Even if you aren't that into lizards - which I'm willing to assume that you aren't, seeing as the vast majority of the world is - you've probably heard of chameleons. If you can't tell a gecko from a varanid from an iguana, you'll never mistake a chameleon for any other lizard. With their curling tails, pincer-hands, and crazy eyes, each on its own turret and capable of independent movement, the 200-odd species of chameleon stand out as species - and that's also without taking into account that yo-yo of a tongue, capable of snatching up insects... or small birds from a distance. Oh, and if that wasn't weird enough, many species have horns, making them look like little dragons.
(Confession: I once had an asshole - hilarious, mind you, but still asshole - of a boss who convinced me that, if I put crickets between my lips, our panther chameleons would tongue-zap them out from my lips, thereby dazzling crowds of zoo visitors and making me some sort of zoo celebrity. Instead, I stood for ten minutes with a bug in my mouth, while chameleons and guests alike looked at me like I wasn't playing with a full deck. I later found out he did this to all new keepers. Well played, sir. Well played.)

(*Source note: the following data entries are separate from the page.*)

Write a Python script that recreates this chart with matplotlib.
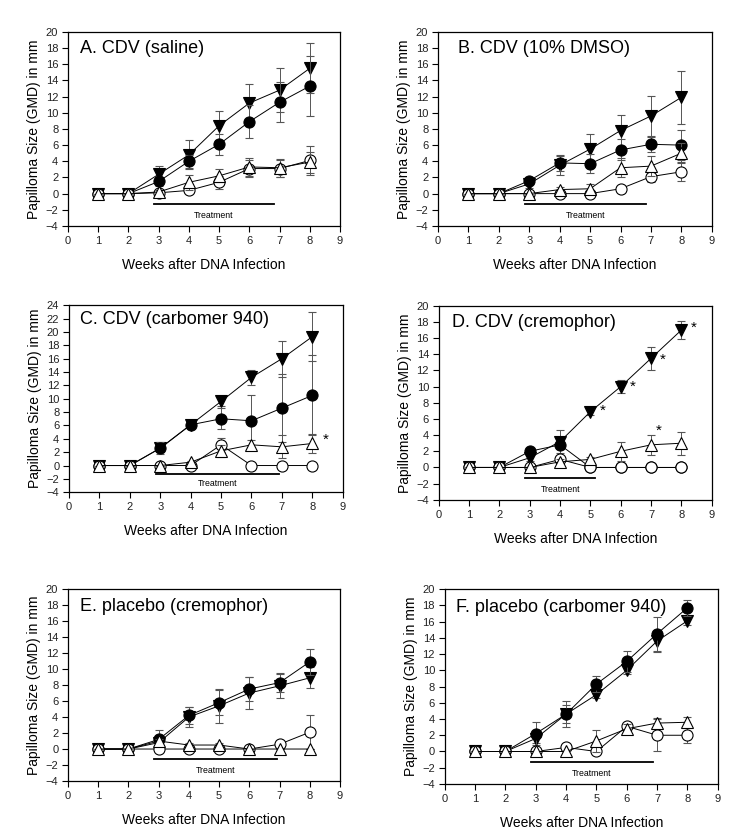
import numpy as np
import matplotlib
matplotlib.use("Agg")
import matplotlib.pyplot as plt

plt.rcParams['font.family'] = ['Liberation Sans', 'DejaVu Sans']

weeks = [1, 2, 3, 4, 5, 6, 7, 8]

# Series per panel: filled down-triangle, filled circle, open up-triangle, open circle
titles = ["A. CDV (saline)", "B. CDV (10% DMSO)", "C. CDV (carbomer 940)",
          "D. CDV (cremophor)", "E. placebo (cremophor)", "F. placebo (carbomer 940)"]

tri_fill = [
    [0, 0, 2.4, 4.8, 8.4, 11.2, 12.8, 15.5],
    [0, 0, 1.2, 3.5, 5.5, 7.8, 9.6, 11.9],
    [0, 0, 2.6, 6.1, 9.6, 13.2, 16.0, 19.3],
    [0, 0, 1.2, 3.2, 6.9, 10.0, 13.5, 17.0],
    [0, 0, 0.8, 4.0, 5.4, 7.0, 7.9, 8.9],
    [0, 0, 1.6, 4.6, 7.0, 10.0, 13.6, 16.1],
]
tri_fill_err = [
    [0, 0, 1.0, 1.8, 1.8, 2.4, 2.7, 3.1],
    [0, 0, 0.5, 1.2, 1.9, 1.9, 2.5, 3.3],
    [0, 0, 0.6, 0.3, 0.7, 1.1, 2.7, 3.7],
    [0, 0, 0.4, 1.4, 0.4, 0.8, 1.4, 1.1],
    [0, 0, 0.5, 1.3, 2.1, 2.0, 1.5, 1.3],
    [0, 0, 0.6, 1.1, 0.4, 0.5, 1.3, 0.5],
]
circ_fill = [
    [0, 0, 1.5, 4.0, 6.1, 8.9, 11.3, 13.3],
    [0, 0, 1.6, 3.8, 3.7, 5.4, 6.1, 6.0],
    [0, 0, 2.6, 6.1, 7.0, 6.7, 8.6, 10.5],
    [0, 0, 2.0, 2.8, 0, 0, 0, 0],
    [0, 0, 1.2, 4.2, 5.8, 7.5, 8.3, 10.9],
    [0, 0, 2.2, 4.6, 8.3, 11.1, 14.5, 17.7],
]
circ_fill_err = [
    [0, 0, 0.5, 0.8, 1.3, 2.0, 2.5, 3.7],
    [0, 0, 0.4, 1.0, 1.2, 1.3, 0.9, 1.9],
    [0, 0, 0.9, 0.3, 1.6, 3.9, 5.1, 6.0],
    [0, 0, 0.3, 0.5, 0, 0, 0, 0],
    [0, 0, 1.2, 1.1, 1.6, 1.5, 1.2, 1.6],
    [0, 0, 1.4, 1.6, 1.0, 1.3, 2.1, 1.0],
]
tri_open = [
    [0, 0, 0.2, 1.4, 2.2, 3.3, 3.2, 3.9],
    [0, 0, 0.0, 0.5, 0.6, 3.2, 3.4, 5.0],
    [0, 0, 0.0, 0.5, 2.2, 3.1, 2.8, 3.3],
    [0, 0, 0.0, 0.7, 1.0, 2.0, 2.8, 3.0],
    [0, 0, 1.0, 0.5, 0.5, 0.0, 0.0, 0.0],
    [0, 0, 0.0, 0.0, 1.3, 2.8, 3.5, 3.6],
]
tri_open_err = [
    [0, 0, 0.2, 0.9, 0.8, 1.1, 1.1, 1.3],
    [0, 0, 0.0, 0.3, 0.6, 1.2, 1.2, 1.2],
    [0, 0, 0.0, 0.2, 0.9, 0.7, 1.7, 1.4],
    [0, 0, 0.0, 0.3, 0.3, 1.2, 1.2, 1.4],
    [0, 0, 0.2, 0.2, 0.2, 0.0, 0.0, 0.0],
    [0, 0, 0.0, 0.0, 1.4, 0.6, 0.6, 0.7],
]
circ_open = [
    [0, 0, 0.1, 0.4, 1.4, 3.1, 3.1, 4.1],
    [0, 0, 0.0, 0.0, 0.0, 0.6, 2.1, 2.7],
    [0, 0, 0.0, 0.0, 3.1, 0.0, 0.0, 0.0],
    [0, 0, 0.0, 1.0, 0.0, 0.0, 0.0, 0.0],
    [0, 0, 0.0, 0.0, 0.0, 0.0, 0.6, 2.1],
    [0, 0, 0.0, 0.5, 0.0, 3.1, 2.0, 2.0],
]
circ_open_err = [
    [0, 0, 0.1, 0.3, 0.8, 1.0, 1.1, 1.8],
    [0, 0, 0.0, 0.0, 0.0, 0.2, 0.7, 1.2],
    [0, 0, 0.0, 0.0, 1.0, 0.0, 0.0, 0.0],
    [0, 0, 0.0, 0.4, 0.0, 0.0, 0.0, 0.0],
    [0, 0, 0.0, 0.0, 0.0, 0.0, 0.3, 2.1],
    [0, 0, 0.0, 0.2, 0.0, 0.4, 2.0, 1.0],
]

ymax = [20, 20, 24, 20, 20, 20]
treat_end = [6.8, 6.85, 6.9, 5.15, 6.9, 6.85]

# asterisk annotations (panel index, x, y)
asterisks = [(2, 8.45, 3.9), (3, 5.4, 7.0), (3, 6.4, 10.0), (3, 7.4, 13.3),
             (3, 8.4, 17.3), (3, 7.25, 4.5)]

# axes rectangles in figure fractions
rects = [
    [0.0907, 0.731, 0.3627, 0.231],
    [0.584, 0.731, 0.365, 0.231],
    [0.092, 0.414, 0.365, 0.2226],
    [0.585, 0.405, 0.364, 0.231],
    [0.0907, 0.0702, 0.3627, 0.2286],
    [0.593, 0.0667, 0.364, 0.232],
]
title_pos = [(0.045, 0.892), (0.073, 0.892), (0.039, 0.90), (0.049, 0.892),
             (0.045, 0.883), (0.043, 0.88)]

fig = plt.figure(figsize=(7.5, 8.4), dpi=100)

styles = [
    (tri_fill, tri_fill_err, dict(marker='v', mfc='black', mec='black')),
    (circ_fill, circ_fill_err, dict(marker='o', mfc='black', mec='black')),
    (circ_open, circ_open_err, dict(marker='o', mfc='white', mec='black')),
    (tri_open, tri_open_err, dict(marker='^', mfc='white', mec='black')),
]

for i in range(6):
    ax = fig.add_axes(rects[i])
    for z, (vals, errs, st) in enumerate(styles):
        ax.errorbar(weeks, vals[i], yerr=errs[i], color='black', lw=0.7,
                    ecolor='#555555', elinewidth=0.7, capsize=3, capthick=0.7,
                    ms=8, mew=0.8, zorder=3 + z, **st)
    ax.plot([2.85, treat_end[i]], [-1.3, -1.3], color='black', lw=1.3)
    ax.text((2.85 + treat_end[i]) / 2, -2.7, "Treatment", fontsize=6.3,
            ha='center', va='center')
    ax.text(title_pos[i][0], title_pos[i][1], titles[i], transform=ax.transAxes,
            fontsize=13, ha='left', va='baseline')
    ax.set_xlim(0, 9)
    ax.set_ylim(-4, ymax[i])
    ax.set_xticks(range(0, 10))
    ax.set_yticks(range(-4, ymax[i] + 1, 2))
    ax.tick_params(labelsize=8, length=4, width=0.8, direction='out',
                   top=False, right=False, pad=3, labelcolor='#222222')
    for s in ax.spines.values():
        s.set_linewidth(0.9)
    ax.set_xlabel("Weeks after DNA Infection", fontsize=10, labelpad=9)
    ax.set_ylabel("Papilloma Size (GMD) in mm", fontsize=10, labelpad=3)

for (p, x, y) in asterisks:
    ax = fig.axes[p]
    ax.text(x, y, "*", fontsize=11, ha='center', va='center')

fig.savefig("out.png", dpi=100)
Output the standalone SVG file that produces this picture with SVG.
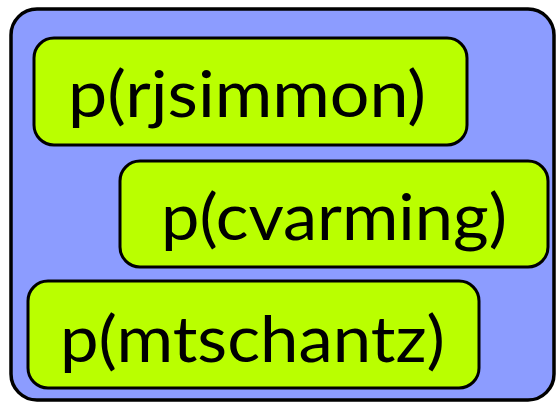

Of course, if chameleons are famous for anything, it's their color. Unfortunately, this is one of the those times when pop culture has gone on to make an animal's adaptation an exaggerated parody of what they really are. No, you can't put a chameleon on a checkerboard and watch it instantly turn into red and black squares. They're camouflaged, not invisible.
As it turns out, however, camouflage is only a small part of why chameleons change their color. Typically, they do it to convey their status and emotions; think of them as scaly mood-rings. They use their coloration to impress mates and intimidate rivals. Brighter colors are for showing up. Darker colors are signs of submission. It also has the ability to help them absorb more sunlight (many lizards can lighten or darken themselves to soak up the sun, usually in a more subdued fashion).
I'd love to explain the exact mechanism which allows a chameleon to change color, but I'm not very good at it. My expertise with animals ends at the cellular level, and when I start to read about nanocrystals and pigment-organelles, I have a regrettable tendency to go blank. That being said, not understanding how something happens doesn't make it any less remarkable that it does.
Chameleons aren't as well represented in zoo and aquarium collections as many other groups of lizards. They tend to be somewhat delicate in terms of their temperature, humidity, and ventilation requirements. They also get stressed easily, and males especially have to be kept visually segregated. Most zoos that display chameleons keep a member of a small handful of species which are especially hardy - the veiled chameleon of the Middle East, for example, or Madagascar's panther chameleon. Madagascar, incidentally, is the hub of chameleon diversity, with a whopping half or so of the world's species found there.
Visitors to a zoo reptile house are unlikely to be treated to a light show of rapidly changing colors. An undisturbed chameleon is apt to stay its basic, background color. The lucky guest may be treated to the sight of a chameleon climbing in the branches, its unusual, jerky walk mimicking a leaf trembling in the breeze. The very lucky guest may even see a chameleon hunting, stalking its prey, sizing it up, and then seizing it with a harpoon-like tongue.
If you see some dumb keeper with a still twitching cricket held between his or her lips, you'll know my old boss has gotten himself a new hire.